• [Problem description]: Please output every line of the material as it stands, without the pictures.
##### Information provided
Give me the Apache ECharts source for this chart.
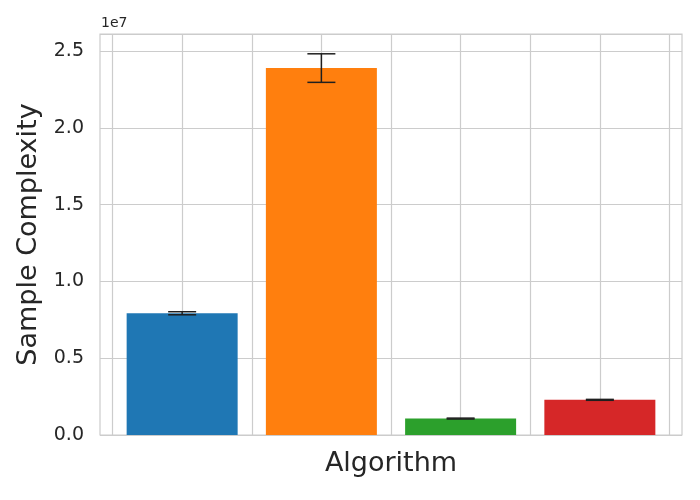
<!DOCTYPE html>
<html>
<head>
<meta charset="utf-8">
<script src="https://cdn.jsdelivr.net/npm/echarts@6/dist/echarts.min.js"></script>
<style>html,body{margin:0;padding:0;background:#fff}#c{width:700px;height:500px}</style>
</head>
<body>
<div id="c"></div>
<script>
const positions = [0, 1, 2, 3];
const values = [7.93e6, 2.39e7, 1.07e6, 2.29e6];
const errors = [1.0e5, 9.3e5, 3e4, 3e4];
const colors = ['#1f77b4', '#ff7f0e', '#2ca02c', '#d62728'];
const gridTicks = [-0.5, 3.5];
const yTicks = [0, 2.5e7];

const chart = echarts.init(document.getElementById('c'), null, {renderer: 'canvas'});
const font = 'DejaVu Sans';
const option = {
  animation: false,
  backgroundColor: '#ffffff',
  textStyle: {fontFamily: font},
  graphic: [{type: 'text', left: 101, top: 16, style: {text: '1e7', font: '14px "DejaVu Sans"', fill: '#262626'}}],
  grid: [
    {left: 100, right: 18, top: 34, bottom: 65, show: true, borderColor: '#cccccc', borderWidth: 1.2, backgroundColor: 'transparent'},
    {left: 112.5, right: 30.5, top: 34, bottom: 65, show: false}
  ],
  xAxis: [
    {type: 'value', gridIndex: 0, min: -0.59, max: 3.59,
     axisLine: {show: false}, axisTick: {show: false}, axisLabel: {show: false}, splitLine: {show: false},
     name: 'Algorithm', nameLocation: 'middle', nameGap: 15,
     nameTextStyle: {fontSize: 27, color: '#262626', fontFamily: font}},
    {type: 'value', gridIndex: 1, min: gridTicks[0], max: gridTicks[1], interval: 0.5,
     axisLine: {show: false}, axisTick: {show: false}, axisLabel: {show: false},
     splitLine: {show: true, lineStyle: {color: '#cccccc', width: 1.2}}}
  ],
  yAxis: [
    {type: 'value', gridIndex: 0, min: yTicks[0], max: 2.612e7, interval: 5e6,
     axisLine: {show: false}, axisTick: {show: false},
     axisLabel: {fontSize: 19, color: '#262626', fontFamily: font, margin: 16,
       formatter: v => (v % 5e6 === 0 && v <= yTicks[1]) ? (v / 1e7).toFixed(1) : ''},
     splitLine: {show: true, lineStyle: {color: '#cccccc', width: 1.2}},
     name: 'Sample Complexity', nameLocation: 'middle', nameGap: 55,
     nameTextStyle: {fontSize: 27, color: '#262626', fontFamily: font}},
    {type: 'value', gridIndex: 1, min: 0, max: 1, show: false, splitLine: {show: false}}
  ],
  series: [
    {type: 'bar', xAxisIndex: 0, yAxisIndex: 0, barWidth: 111,
     data: positions.map((p, i) => ({value: [p, values[i]], itemStyle: {color: colors[i]}})),
     z: 2},
    {type: 'custom', xAxisIndex: 0, yAxisIndex: 0, z: 5,
     data: positions.map((p, i) => [p, values[i] - errors[i], values[i] + errors[i]]),
     encode: {x: 0, y: [1, 2]},
     renderItem: function (params, api) {
       const lo = api.coord([api.value(0), api.value(1)]);
       const hi = api.coord([api.value(0), api.value(2)]);
       const cap = 14;
       const st = {stroke: '#1f1f1f', lineWidth: 1.5};
       return {type: 'group', children: [
         {type: 'line', shape: {x1: lo[0], y1: lo[1], x2: hi[0], y2: hi[1]}, style: st},
         {type: 'line', shape: {x1: lo[0] - cap, y1: lo[1], x2: lo[0] + cap, y2: lo[1]}, style: st},
         {type: 'line', shape: {x1: hi[0] - cap, y1: hi[1], x2: hi[0] + cap, y2: hi[1]}, style: st}
       ]};
     }}
  ]
};
chart.setOption(option);
</script>
</body>
</html>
##########
• [Exercise output]:
Give me the Apache ECharts source for this chart.
<!DOCTYPE html>
<html>
<head>
<meta charset="utf-8">
<script src="https://cdn.jsdelivr.net/npm/echarts@6/dist/echarts.min.js"></script>
<style>html,body{margin:0;padding:0;background:#fff}#c{width:700px;height:500px}</style>
</head>
<body>
<div id="c"></div>
<script>
const positions = [0, 1, 2, 3];
const values = [7.93e6, 2.39e7, 1.07e6, 2.29e6];
const errors = [1.0e5, 9.3e5, 3e4, 3e4];
const colors = ['#1f77b4', '#ff7f0e', '#2ca02c', '#d62728'];
const gridTicks = [-0.5, 3.5];
const yTicks = [0, 2.5e7];

const chart = echarts.init(document.getElementById('c'), null, {renderer: 'canvas'});
const font = 'DejaVu Sans';
const option = {
  animation: false,
  backgroundColor: '#ffffff',
  textStyle: {fontFamily: font},
  graphic: [{type: 'text', left: 101, top: 16, style: {text: '1e7', font: '14px "DejaVu Sans"', fill: '#262626'}}],
  grid: [
    {left: 100, right: 18, top: 34, bottom: 65, show: true, borderColor: '#cccccc', borderWidth: 1.2, backgroundColor: 'transparent'},
    {left: 112.5, right: 30.5, top: 34, bottom: 65, show: false}
  ],
  xAxis: [
    {type: 'value', gridIndex: 0, min: -0.59, max: 3.59,
     axisLine: {show: false}, axisTick: {show: false}, axisLabel: {show: false}, splitLine: {show: false},
     name: 'Algorithm', nameLocation: 'middle', nameGap: 15,
     nameTextStyle: {fontSize: 27, color: '#262626', fontFamily: font}},
    {type: 'value', gridIndex: 1, min: gridTicks[0], max: gridTicks[1], interval: 0.5,
     axisLine: {show: false}, axisTick: {show: false}, axisLabel: {show: false},
     splitLine: {show: true, lineStyle: {color: '#cccccc', width: 1.2}}}
  ],
  yAxis: [
    {type: 'value', gridIndex: 0, min: yTicks[0], max: 2.612e7, interval: 5e6,
     axisLine: {show: false}, axisTick: {show: false},
     axisLabel: {fontSize: 19, color: '#262626', fontFamily: font, margin: 16,
       formatter: v => (v % 5e6 === 0 && v <= yTicks[1]) ? (v / 1e7).toFixed(1) : ''},
     splitLine: {show: true, lineStyle: {color: '#cccccc', width: 1.2}},
     name: 'Sample Complexity', nameLocation: 'middle', nameGap: 55,
     nameTextStyle: {fontSize: 27, color: '#262626', fontFamily: font}},
    {type: 'value', gridIndex: 1, min: 0, max: 1, show: false, splitLine: {show: false}}
  ],
  series: [
    {type: 'bar', xAxisIndex: 0, yAxisIndex: 0, barWidth: 111,
     data: positions.map((p, i) => ({value: [p, values[i]], itemStyle: {color: colors[i]}})),
     z: 2},
    {type: 'custom', xAxisIndex: 0, yAxisIndex: 0, z: 5,
     data: positions.map((p, i) => [p, values[i] - errors[i], values[i] + errors[i]]),
     encode: {x: 0, y: [1, 2]},
     renderItem: function (params, api) {
       const lo = api.coord([api.value(0), api.value(1)]);
       const hi = api.coord([api.value(0), api.value(2)]);
       const cap = 14;
       const st = {stroke: '#1f1f1f', lineWidth: 1.5};
       return {type: 'group', children: [
         {type: 'line', shape: {x1: lo[0], y1: lo[1], x2: hi[0], y2: hi[1]}, style: st},
         {type: 'line', shape: {x1: lo[0] - cap, y1: lo[1], x2: lo[0] + cap, y2: lo[1]}, style: st},
         {type: 'line', shape: {x1: hi[0] - cap, y1: hi[1], x2: hi[0] + cap, y2: hi[1]}, style: st}
       ]};
     }}
  ]
};
chart.setOption(option);
</script>
</body>
</html>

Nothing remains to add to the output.